Find the lines with the string "seaborn" and return them.

RECORDS PROVIDED

--

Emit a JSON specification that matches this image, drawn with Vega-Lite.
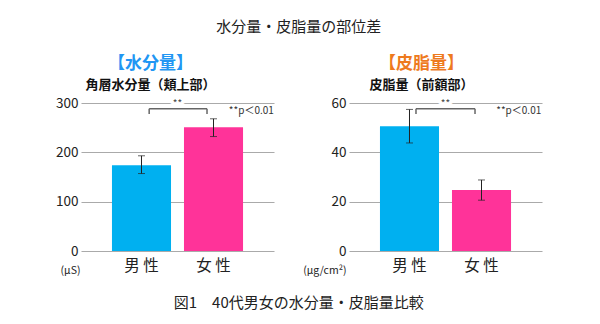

--

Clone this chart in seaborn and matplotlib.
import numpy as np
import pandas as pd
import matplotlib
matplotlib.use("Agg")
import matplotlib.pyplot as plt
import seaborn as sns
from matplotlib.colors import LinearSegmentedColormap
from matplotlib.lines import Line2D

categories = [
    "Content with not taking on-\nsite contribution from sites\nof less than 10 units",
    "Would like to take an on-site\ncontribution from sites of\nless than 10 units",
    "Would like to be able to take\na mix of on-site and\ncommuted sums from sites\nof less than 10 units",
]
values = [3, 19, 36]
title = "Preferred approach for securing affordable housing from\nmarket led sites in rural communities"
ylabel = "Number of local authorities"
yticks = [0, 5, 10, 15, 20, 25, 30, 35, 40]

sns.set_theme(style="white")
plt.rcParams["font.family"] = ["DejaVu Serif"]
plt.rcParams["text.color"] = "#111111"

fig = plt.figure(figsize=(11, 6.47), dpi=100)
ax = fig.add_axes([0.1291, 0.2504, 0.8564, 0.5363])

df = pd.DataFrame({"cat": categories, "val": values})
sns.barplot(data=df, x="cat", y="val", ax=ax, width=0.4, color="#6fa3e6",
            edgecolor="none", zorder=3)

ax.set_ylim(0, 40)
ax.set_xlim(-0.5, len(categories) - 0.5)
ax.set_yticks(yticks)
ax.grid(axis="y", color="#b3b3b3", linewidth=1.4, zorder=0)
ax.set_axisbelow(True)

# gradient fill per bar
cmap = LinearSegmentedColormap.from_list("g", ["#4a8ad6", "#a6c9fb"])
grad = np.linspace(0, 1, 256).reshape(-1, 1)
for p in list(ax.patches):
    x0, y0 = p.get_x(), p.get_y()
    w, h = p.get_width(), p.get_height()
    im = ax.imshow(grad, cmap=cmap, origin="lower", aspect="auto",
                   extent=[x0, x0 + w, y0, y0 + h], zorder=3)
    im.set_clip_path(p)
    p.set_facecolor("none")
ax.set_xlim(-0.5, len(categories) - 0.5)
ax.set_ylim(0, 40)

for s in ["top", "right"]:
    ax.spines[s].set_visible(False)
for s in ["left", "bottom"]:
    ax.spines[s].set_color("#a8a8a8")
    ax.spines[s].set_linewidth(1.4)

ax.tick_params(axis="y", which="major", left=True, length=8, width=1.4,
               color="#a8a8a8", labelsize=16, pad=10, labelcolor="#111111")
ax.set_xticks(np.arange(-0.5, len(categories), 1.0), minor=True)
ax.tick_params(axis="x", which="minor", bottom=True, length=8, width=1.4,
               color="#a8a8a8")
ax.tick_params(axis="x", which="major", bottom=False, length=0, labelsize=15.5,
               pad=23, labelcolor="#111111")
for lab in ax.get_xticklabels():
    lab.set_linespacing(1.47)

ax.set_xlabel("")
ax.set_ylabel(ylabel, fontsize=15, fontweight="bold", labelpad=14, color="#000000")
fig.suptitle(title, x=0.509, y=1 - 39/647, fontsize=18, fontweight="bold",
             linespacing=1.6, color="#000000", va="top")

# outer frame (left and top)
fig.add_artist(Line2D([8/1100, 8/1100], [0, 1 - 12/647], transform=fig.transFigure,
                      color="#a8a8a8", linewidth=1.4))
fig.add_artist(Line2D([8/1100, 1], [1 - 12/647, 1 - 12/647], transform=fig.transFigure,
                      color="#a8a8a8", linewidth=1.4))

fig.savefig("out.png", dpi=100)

--

COMPLETE RESPONSE
Clone this chart in seaborn and matplotlib.
import seaborn as sns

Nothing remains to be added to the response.